From the artist's perspective, the value of their gift is realized only when they are able to project their own persona through their art. Embodied in their creation is something distinctly their own, which sets it apart from all others. This is why previously undiscovered masterpieces are easily and indisputably credited to artists who have long since passed from this earth. Who they are is captured in their work. You may call it flare or regimen, but it is actually nothing more than a projection of their unique personality, captured on canvas or in clay.
This need to express and establish themselves through their art is best evidenced when artists use themselves as subjects. A sculptor will create their own bust, a painter a self-portrait, a writer an auto-biography. Here they immortalize themselves, or at least their "image".
In like manner, God desires to express himself through his creation, through his art. The wonder of the universe speaks to his greatness.
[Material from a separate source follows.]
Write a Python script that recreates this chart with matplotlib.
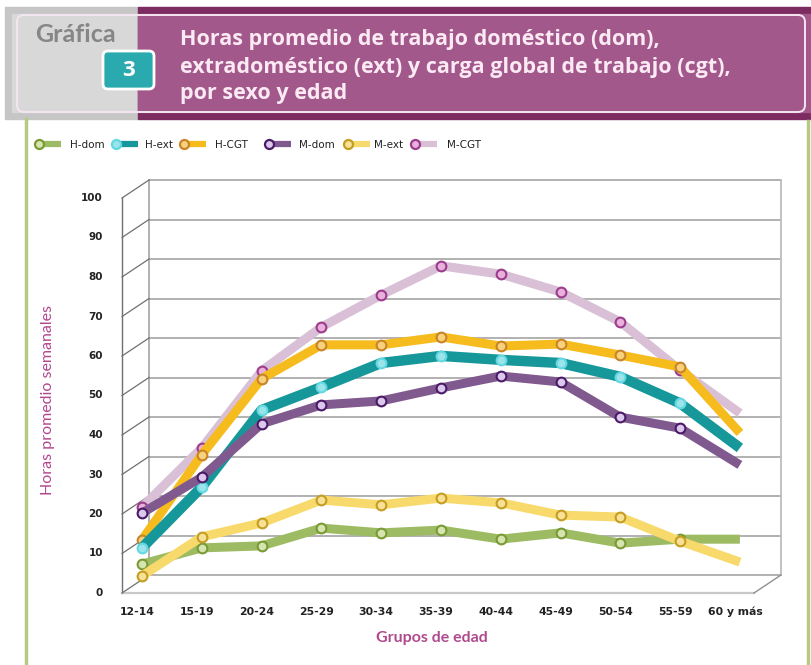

The mechanics and yield of the world show us his provision. His reaching out through his son evidences his grace and love.
But God also expresses himself through the lives of his children. Since we are made in his image, we are a type of living self-portrait of God. His desire is for us to reflect who he is to the world so that others might see him through us, much like one would see the artist through a painting.
He wants our "image" to conform to who he is and for us to put self aside. We have a multitude of instructions in scripture that tell us to conform ourselves to his image, to bring every thought and imagination into captivity to his will, and to live our lives for him. He wants us to be like him, so that the beholder of his art will see him in it and know that there is a God.
It has been said of art that "beauty is in the eye of the beholder". If this is true, what image do we Christians portray to the beholders of the world? Do our lives so reflect the personality of our artist that they see the altogether lovely one in us, or do they see something of less beauty?